Hace seis años las gentes de bien de todo el país acogieron con
esperanza y alegría el anuncio de tregua que la banda terrorista
ETA decretó en un momento en el que la lucha policial estaba dando
excelentes resultados. Fue una etapa engañosamente hermosa, en la
que muchos quisimos ver el final del terror, el pase de los
violentos -o de quienes les apoyan- a la vía política, el principio
de una nueva era para los españoles y, especialmente, para los
vascos. Poco duró la esperanza. Tras un paréntesis para
reorganizarse, los asesinos volvieron a las andadas, dejando un
reguero de sangre y de decepción.
Hoy nos encontramos en una tesitura parecida. El pacto contra el
terrorismo firmado por los grandes partidos, la ilegalización de
Batasuna, la incansable labor policial y, sobre todo, la
colaboración francesa, han dejado a ETA en un callejón sin salida,
desmantelada y empobrecida.
Pero no nos engañemos. Las mafias, las sociedades criminales, no
tienen más objetivo que perpetuar sus actividades y eso es lo que
harán los etarras. Quizá con dificultades, pero con la misma
voluntad de hierro que siempre les ha caracterizado. De ahí que
haya que acoger con cautela la carta que seis históricos militantes
de la banda -hoy encarcelados-, entre ellos personajes tan
sanguinarios como Pakito y Makario, han remitido a los dirigentes
actuales pidiéndoles que abandonen la lucha armada.

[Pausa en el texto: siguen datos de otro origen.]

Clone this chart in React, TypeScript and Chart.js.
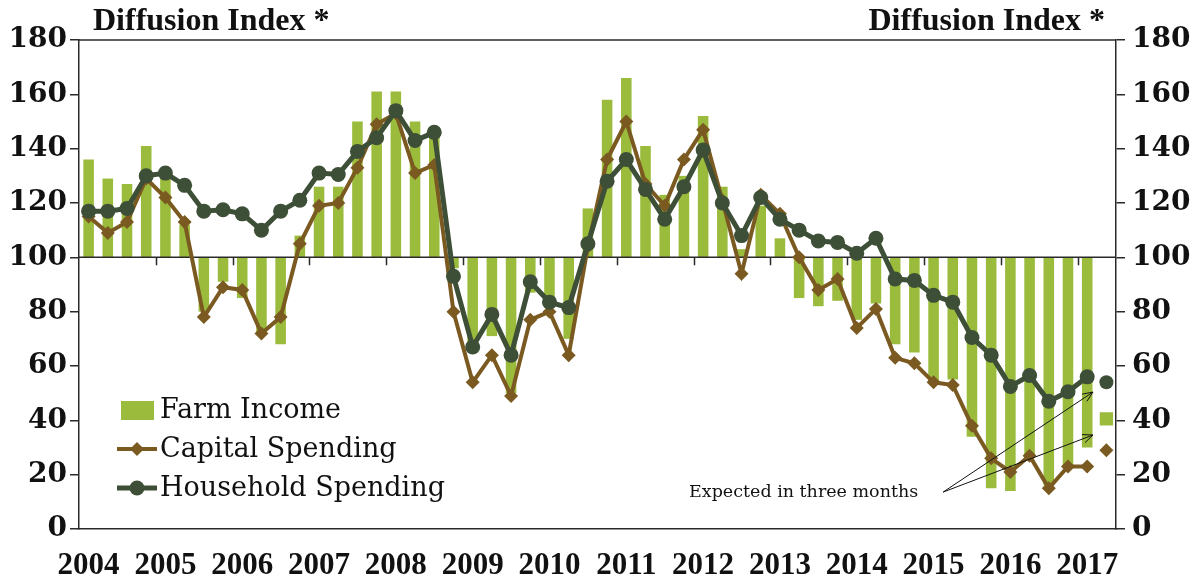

Es en realidad el mismo mensaje que lanzan cada día los
ciudadanos de todo el país y que siempre cae en saco roto. La
esperanza que nos queda es que, opinen y digan ellos lo que digan,
la sociedad siga avanzando por el camino de la paz hasta
asfixiarles del todo. Sólo cuando ningún joven dé el paso de entrar
en ETA podremos creer en un definitivo adiós a las armas.